One plan that has been gaining momentum in recent months is the Fair Elections for New York campaign. As so eloquently stated on the Fair Elections website (, “instead of candidates raising large contributions from wealthy donors, a voluntary system of public financing of elections would allow candidates to run for office by collecting many small donations and receiving public funds to run their campaign.” It puts elections back in the hands of voters, and is proven to increase small donor participation in campaigns. In effect, the passage of Fair Elections for New York would mandate that state and local politicians answer to us, their constituents, and not their special interest sponsors. 

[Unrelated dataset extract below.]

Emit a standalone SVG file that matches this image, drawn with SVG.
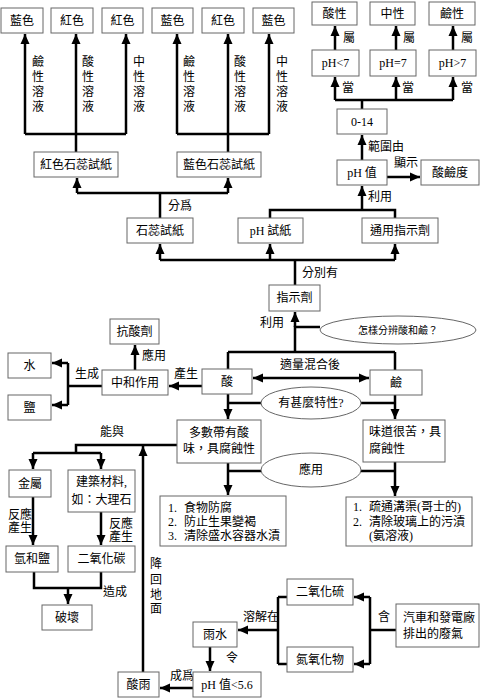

Campaign finance reform is likely to be one of the first agendas addressed when the state legislature comes back in session this January. Given New York’s importance to the country, both culturally and economically, a victory here is essential and will have a huge impact on campaign finance reform throughout our Union. And so, as a fellow resident of New York State and citizen of the United States, I ask all of you to forgo doing what is easy for what is right. Do not recede into political docility and complacency simply because election season is over. Stay informed, remain engaged and continue to have your voice heard by contacting your State Legislatures and letting them know that you support Fair Elections for New York.